*SOURCE MATERIAL*.

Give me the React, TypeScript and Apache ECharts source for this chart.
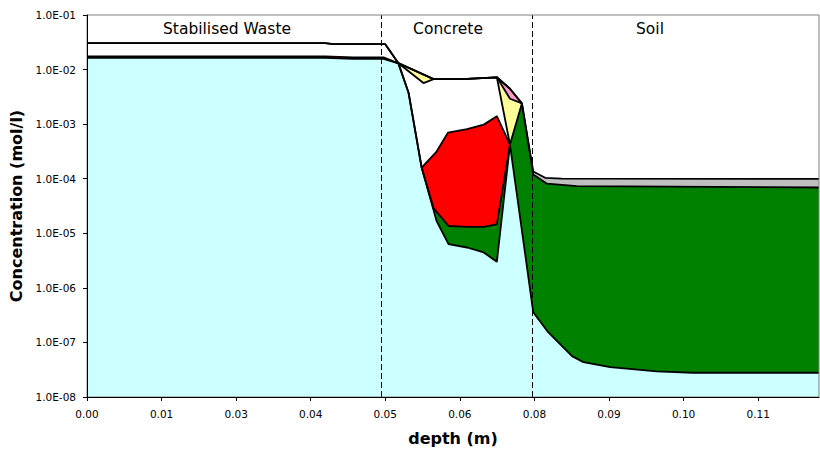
import React, { useEffect, useRef } from "react";
import * as echarts from "echarts";

// Depth axis: ticks every 0.0125 m, labels rounded to two decimals
const xTickStep = 0.0125;
const xTickLabels = ["0.00", "0.01", "0.03", "0.04", "0.05", "0.06", "0.08", "0.09", "0.10", "0.11"];
const depthMax = 0.1227;

// Concentration axis (log scale, one tick per decade)
const yTickLabels = ["1.0E-08", "1.0E-07", "1.0E-06", "1.0E-05", "1.0E-04", "1.0E-03", "1.0E-02", "1.0E-01"];
const concMin = 1e-8;
const concMax = 1e-1;

// Material interfaces (dashed lines) and zone names
const zoneEdges = [0.0494, 0.0747];
const zoneNames = ["Stabilised Waste", "Concrete", "Soil"];

// Upper edge of each stacked band: [depth (m), concentration (mol/l)]
const grayTop: [number, number][] = [
  [0, 3.04e-2], [0.0399, 3.04e-2], [0.0413, 2.92e-2], [0.05, 2.92e-2], [0.0522, 1.31e-2],
  [0.0581, 6.7e-3], [0.0637, 6.78e-3], [0.0687, 7.22e-3], [0.0709, 4.45e-3], [0.0729, 2.4e-3],
  [0.0748, 1.36e-4], [0.0768, 1.04e-4], [0.0796, 1.0e-4], [0.1227, 9.9e-5],
];
const pinkTop: [number, number][] = [
  [0.0687, 7.22e-3], [0.0709, 4.45e-3], [0.0729, 2.4e-3],
];
const yellowTop: [number, number][] = [
  [0.0522, 1.31e-2], [0.0581, 6.7e-3], [0.0637, 6.78e-3], [0.0687, 7.22e-3], [0.0709, 2.92e-3],
  [0.0729, 2.4e-3],
];
const whiteTop: [number, number][] = [
  [0, 3.04e-2], [0.0399, 3.04e-2], [0.0413, 2.92e-2], [0.05, 2.92e-2], [0.0522, 1.31e-2],
  [0.0564, 5.66e-3], [0.0581, 6.7e-3], [0.0637, 6.78e-3], [0.0687, 7.22e-3], [0.0709, 4.23e-4],
];
const redTop: [number, number][] = [
  [0, 1.75e-2], [0.0399, 1.75e-2], [0.0446, 1.67e-2], [0.0497, 1.67e-2], [0.0522, 1.3e-2],
  [0.0539, 3.76e-3], [0.0561, 1.59e-4], [0.0586, 3.15e-4], [0.0605, 7.0e-4], [0.0637, 8.11e-4],
  [0.0665, 9.8e-4], [0.0687, 1.4e-3], [0.0709, 4.23e-4],
];
const greenTop: [number, number][] = [
  [0.0561, 1.59e-4], [0.0581, 2.87e-5], [0.0606, 1.36e-5], [0.0637, 1.31e-5], [0.0665, 1.31e-5],
  [0.0687, 1.46e-5], [0.0709, 4.23e-4], [0.0729, 2.4e-3], [0.0748, 1.2e-4], [0.0771, 8.1e-5],
  [0.0821, 7.3e-5], [0.1227, 6.9e-5],
];
const cyanTop: [number, number][] = [
  [0, 1.64e-2], [0.0399, 1.64e-2], [0.0446, 1.57e-2], [0.0497, 1.57e-2], [0.0522, 1.3e-2],
  [0.0539, 3.76e-3], [0.0561, 1.59e-4], [0.0586, 1.68e-5], [0.0606, 6.31e-6], [0.0637, 5.49e-6],
  [0.0665, 4.45e-6], [0.0687, 3.0e-6], [0.0709, 4.23e-4], [0.0748, 3.57e-7], [0.0773, 1.54e-7],
  [0.0813, 5.61e-8], [0.0832, 4.36e-8], [0.0877, 3.53e-8], [0.0955, 2.94e-8], [0.1016, 2.78e-8],
  [0.1227, 2.78e-8],
];

// Bands painted from the outermost inwards, each filled down to the axis floor
const bands: { name: string; data: [number, number][]; color: string }[] = [
  { name: "gray", data: grayTop, color: "#C0C0C0" },
  { name: "pink", data: pinkTop, color: "#FF99CC" },
  { name: "yellow", data: yellowTop, color: "#FFFF99" },
  { name: "white", data: whiteTop, color: "#FFFFFF" },
  { name: "red", data: redTop, color: "#FF0000" },
  { name: "green", data: greenTop, color: "#008000" },
  { name: "cyan", data: cyanTop, color: "#CCFFFF" },
];

const FONT = "DejaVu Sans";

export default function App() {
  const ref = useRef<HTMLDivElement>(null);

  useEffect(() => {
    if (!ref.current) return;
    const chart = echarts.init(ref.current, undefined, { renderer: "svg" });

    const series: any[] = bands.map((b) => ({
      name: b.name,
      type: "line",
      data: b.data,
      symbol: "none",
      silent: true,
      lineStyle: { color: "#000", width: 1.8 },
      areaStyle: { color: b.color, opacity: 1, origin: "start" },
    }));

    // Dashed interface lines between the three materials
    series.push({
      name: "interfaces",
      type: "line",
      data: [],
      silent: true,
      markLine: {
        silent: true,
        symbol: "none",
        precision: 4,
        label: { show: false },
        lineStyle: { color: "#000", type: [6, 3], width: 1 },
        data: zoneEdges.map((d) => ({ xAxis: d })),
      },
    });

    const zoneLabelX = [227, 448, 650];
    const tickDepths = xTickLabels.map((_, i) => i * xTickStep);
    const tickConcs = yTickLabels.map((_, i) => Math.pow(10, i - 8));

    chart.setOption({
      animation: false,
      backgroundColor: "#fff",
      grid: {
        left: 87,
        right: 1,
        top: 15,
        bottom: 53,
        show: true,
        z: 10,
        borderColor: "#808080",
        borderWidth: 1,
        backgroundColor: "transparent",
      },
      xAxis: {
        type: "value",
        min: 0,
        max: depthMax,
        interval: xTickStep,
        z: 11,
        name: "depth (m)",
        nameLocation: "middle",
        nameGap: 33,
        nameTextStyle: { fontFamily: FONT, fontWeight: "bold", fontSize: 16, color: "#000" },
        axisLine: { lineStyle: { color: "#000", width: 1 } },
        axisTick: { length: 4, lineStyle: { color: "#000" }, customValues: tickDepths },
        axisLabel: {
          fontFamily: FONT,
          fontSize: 10.5,
          color: "#000",
          margin: 11,
          customValues: tickDepths,
          formatter: (v: number) => xTickLabels[Math.round(v / xTickStep)] ?? "",
        },
        splitLine: { show: false },
      },
      yAxis: {
        type: "log",
        logBase: 10,
        min: concMin,
        max: concMax,
        splitNumber: 7,
        z: 11,
        name: "Concentration (mol/l)",
        nameLocation: "middle",
        nameRotate: 90,
        nameGap: 57,
        nameTextStyle: { fontFamily: FONT, fontWeight: "bold", fontSize: 16, color: "#000" },
        axisLine: { show: true, lineStyle: { color: "#000", width: 1 } },
        axisTick: { show: true, length: 4, lineStyle: { color: "#000" }, customValues: tickConcs },
        axisLabel: {
          fontFamily: FONT,
          fontSize: 10.5,
          color: "#000",
          margin: 11,
          customValues: tickConcs,
          formatter: (v: number) => yTickLabels[Math.round(Math.log10(v)) + 8] ?? "",
        },
        splitLine: { show: false },
      },
      graphic: zoneNames.map((t, i) => ({
        type: "text",
        x: zoneLabelX[i],
        y: 29,
        z: 20,
        silent: true,
        style: {
          text: t,
          fill: "#000",
          font: `15.5px "${FONT}"`,
          textAlign: "center",
          textVerticalAlign: "middle",
        },
      })),
      series,
    });

    return () => chart.dispose();
  }, []);

  return (
    <div
      ref={ref}
      style={{ position: "fixed", left: 0, top: 0, width: 820, height: 451, background: "#fff" }}
    />
  );
}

*WHAT IS BEING ASKED*. Repeat all the data as it stands, dropping any images it holds.

*RESPONSE*.
Give me the React, TypeScript and Apache ECharts source for this chart.
import React, { useEffect, useRef } from "react";
import * as echarts from "echarts";

// Depth axis: ticks every 0.0125 m, labels rounded to two decimals
const xTickStep = 0.0125;
const xTickLabels = ["0.00", "0.01", "0.03", "0.04", "0.05", "0.06", "0.08", "0.09", "0.10", "0.11"];
const depthMax = 0.1227;

// Concentration axis (log scale, one tick per decade)
const yTickLabels = ["1.0E-08", "1.0E-07", "1.0E-06", "1.0E-05", "1.0E-04", "1.0E-03", "1.0E-02", "1.0E-01"];
const concMin = 1e-8;
const concMax = 1e-1;

// Material interfaces (dashed lines) and zone names
const zoneEdges = [0.0494, 0.0747];
const zoneNames = ["Stabilised Waste", "Concrete", "Soil"];

// Upper edge of each stacked band: [depth (m), concentration (mol/l)]
const grayTop: [number, number][] = [
  [0, 3.04e-2], [0.0399, 3.04e-2], [0.0413, 2.92e-2], [0.05, 2.92e-2], [0.0522, 1.31e-2],
  [0.0581, 6.7e-3], [0.0637, 6.78e-3], [0.0687, 7.22e-3], [0.0709, 4.45e-3], [0.0729, 2.4e-3],
  [0.0748, 1.36e-4], [0.0768, 1.04e-4], [0.0796, 1.0e-4], [0.1227, 9.9e-5],
];
const pinkTop: [number, number][] = [
  [0.0687, 7.22e-3], [0.0709, 4.45e-3], [0.0729, 2.4e-3],
];
const yellowTop: [number, number][] = [
  [0.0522, 1.31e-2], [0.0581, 6.7e-3], [0.0637, 6.78e-3], [0.0687, 7.22e-3], [0.0709, 2.92e-3],
  [0.0729, 2.4e-3],
];
const whiteTop: [number, number][] = [
  [0, 3.04e-2], [0.0399, 3.04e-2], [0.0413, 2.92e-2], [0.05, 2.92e-2], [0.0522, 1.31e-2],
  [0.0564, 5.66e-3], [0.0581, 6.7e-3], [0.0637, 6.78e-3], [0.0687, 7.22e-3], [0.0709, 4.23e-4],
];
const redTop: [number, number][] = [
  [0, 1.75e-2], [0.0399, 1.75e-2], [0.0446, 1.67e-2], [0.0497, 1.67e-2], [0.0522, 1.3e-2],
  [0.0539, 3.76e-3], [0.0561, 1.59e-4], [0.0586, 3.15e-4], [0.0605, 7.0e-4], [0.0637, 8.11e-4],
  [0.0665, 9.8e-4], [0.0687, 1.4e-3], [0.0709, 4.23e-4],
];
const greenTop: [number, number][] = [
  [0.0561, 1.59e-4], [0.0581, 2.87e-5], [0.0606, 1.36e-5], [0.0637, 1.31e-5], [0.0665, 1.31e-5],
  [0.0687, 1.46e-5], [0.0709, 4.23e-4], [0.0729, 2.4e-3], [0.0748, 1.2e-4], [0.0771, 8.1e-5],
  [0.0821, 7.3e-5], [0.1227, 6.9e-5],
];
const cyanTop: [number, number][] = [
  [0, 1.64e-2], [0.0399, 1.64e-2], [0.0446, 1.57e-2], [0.0497, 1.57e-2], [0.0522, 1.3e-2],
  [0.0539, 3.76e-3], [0.0561, 1.59e-4], [0.0586, 1.68e-5], [0.0606, 6.31e-6], [0.0637, 5.49e-6],
  [0.0665, 4.45e-6], [0.0687, 3.0e-6], [0.0709, 4.23e-4], [0.0748, 3.57e-7], [0.0773, 1.54e-7],
  [0.0813, 5.61e-8], [0.0832, 4.36e-8], [0.0877, 3.53e-8], [0.0955, 2.94e-8], [0.1016, 2.78e-8],
  [0.1227, 2.78e-8],
];

// Bands painted from the outermost inwards, each filled down to the axis floor
const bands: { name: string; data: [number, number][]; color: string }[] = [
  { name: "gray", data: grayTop, color: "#C0C0C0" },
  { name: "pink", data: pinkTop, color: "#FF99CC" },
  { name: "yellow", data: yellowTop, color: "#FFFF99" },
  { name: "white", data: whiteTop, color: "#FFFFFF" },
  { name: "red", data: redTop, color: "#FF0000" },
  { name: "green", data: greenTop, color: "#008000" },
  { name: "cyan", data: cyanTop, color: "#CCFFFF" },
];

const FONT = "DejaVu Sans";

export default function App() {
  const ref = useRef<HTMLDivElement>(null);

  useEffect(() => {
    if (!ref.current) return;
    const chart = echarts.init(ref.current, undefined, { renderer: "svg" });

    const series: any[] = bands.map((b) => ({
      name: b.name,
      type: "line",
      data: b.data,
      symbol: "none",
      silent: true,
      lineStyle: { color: "#000", width: 1.8 },
      areaStyle: { color: b.color, opacity: 1, origin: "start" },
    }));

    // Dashed interface lines between the three materials
    series.push({
      name: "interfaces",
      type: "line",
      data: [],
      silent: true,
      markLine: {
        silent: true,
        symbol: "none",
        precision: 4,
        label: { show: false },
        lineStyle: { color: "#000", type: [6, 3], width: 1 },
        data: zoneEdges.map((d) => ({ xAxis: d })),
      },
    });

    const zoneLabelX = [227, 448, 650];
    const tickDepths = xTickLabels.map((_, i) => i * xTickStep);
    const tickConcs = yTickLabels.map((_, i) => Math.pow(10, i - 8));

    chart.setOption({
      animation: false,
      backgroundColor: "#fff",
      grid: {
        left: 87,
        right: 1,
        top: 15,
        bottom: 53,
        show: true,
        z: 10,
        borderColor: "#808080",
        borderWidth: 1,
        backgroundColor: "transparent",
      },
      xAxis: {
        type: "value",
        min: 0,
        max: depthMax,
        interval: xTickStep,
        z: 11,
        name: "depth (m)",
        nameLocation: "middle",
        nameGap: 33,
        nameTextStyle: { fontFamily: FONT, fontWeight: "bold", fontSize: 16, color: "#000" },
        axisLine: { lineStyle: { color: "#000", width: 1 } },
        axisTick: { length: 4, lineStyle: { color: "#000" }, customValues: tickDepths },
        axisLabel: {
          fontFamily: FONT,
          fontSize: 10.5,
          color: "#000",
          margin: 11,
          customValues: tickDepths,
          formatter: (v: number) => xTickLabels[Math.round(v / xTickStep)] ?? "",
        },
        splitLine: { show: false },
      },
      yAxis: {
        type: "log",
        logBase: 10,
        min: concMin,
        max: concMax,
        splitNumber: 7,
        z: 11,
        name: "Concentration (mol/l)",
        nameLocation: "middle",
        nameRotate: 90,
        nameGap: 57,
        nameTextStyle: { fontFamily: FONT, fontWeight: "bold", fontSize: 16, color: "#000" },
        axisLine: { show: true, lineStyle: { color: "#000", width: 1 } },
        axisTick: { show: true, length: 4, lineStyle: { color: "#000" }, customValues: tickConcs },
        axisLabel: {
          fontFamily: FONT,
          fontSize: 10.5,
          color: "#000",
          margin: 11,
          customValues: tickConcs,
          formatter: (v: number) => yTickLabels[Math.round(Math.log10(v)) + 8] ?? "",
        },
        splitLine: { show: false },
      },
      graphic: zoneNames.map((t, i) => ({
        type: "text",
        x: zoneLabelX[i],
        y: 29,
        z: 20,
        silent: true,
        style: {
          text: t,
          fill: "#000",
          font: `15.5px "${FONT}"`,
          textAlign: "center",
          textVerticalAlign: "middle",
        },
      })),
      series,
    });

    return () => chart.dispose();
  }, []);

  return (
    <div
      ref={ref}
      style={{ position: "fixed", left: 0, top: 0, width: 820, height: 451, background: "#fff" }}
    />
  );
}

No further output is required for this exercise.